Adding cheap and accessible materials to achieve the required strength is one of the methods. For the purpose of enhancing the strength, stiffness, and residual strength of CTB, researchers have attempted to incorporate low-cost fiber materials to improve its overall performance. Chen et al. [9,10] investigated the compressive, tensile, and microstructural properties of CTB reinforced with polypropylene fibers, and the results showed that polypropylene fibers can improve the stiffness and ductility of CTB, increase the residual strength of CTB after damage, and reduce the porosity of CTB. Cristelo et al. [11] found that under indirect tensile stress, the strength and strain of cement-stabilized sandy clay increased with the increase in polypropylene fiber content. Huang et al. [12] found that the average toughness index of CTB with added fiberglass increased in three-point bending experiments, and the fiberglass hindered crack extension. Juradin et al. [13] found that Spanish broom fibers can significantly improve the ductility of cementitious materials. It is generally accepted that the incorporation of fibers bridges internal microcracks and reduces material brittleness [14].

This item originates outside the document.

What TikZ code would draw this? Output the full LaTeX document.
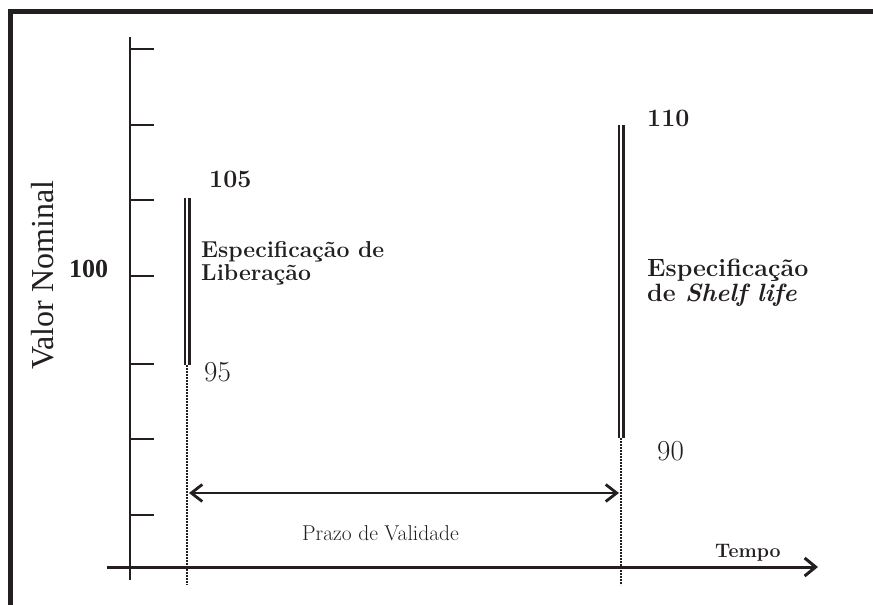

Compared with synthetic fibers such as polypropylene and glass fibers, rice straw (RS), as an agricultural byproduct, is more widely available, cost-effective, and environmentally friendly. Chen et al. [15] used straw to make cemented tailings fillers and found that the unconfined compressive strength of more than 85% of the CTBs and the modulus of elasticity of more than 74% of the CTBs increased more than twofold. Li et al. [16] found through Brazilian splitting experiments that, compared to conventional CTB, the tensile strength of rice straw fiber-reinforced cemented tailings backfill (RSCTB) increased by 115.38% to 300.00% on the 3rd day and 40.91% to 346.15% on the 7th day. Straw burning and in situ treatment cause a series of environmental problems, such as soot, oxynitride, sulfur dioxide pollution, and carbon dioxide emissions [17,18,19]. If straw fiber is used as an additive to enhance the performance of mine backfill, it will not only help to increase the utilization value of rice straw, but also help to alleviate these problems, which has great potential for application.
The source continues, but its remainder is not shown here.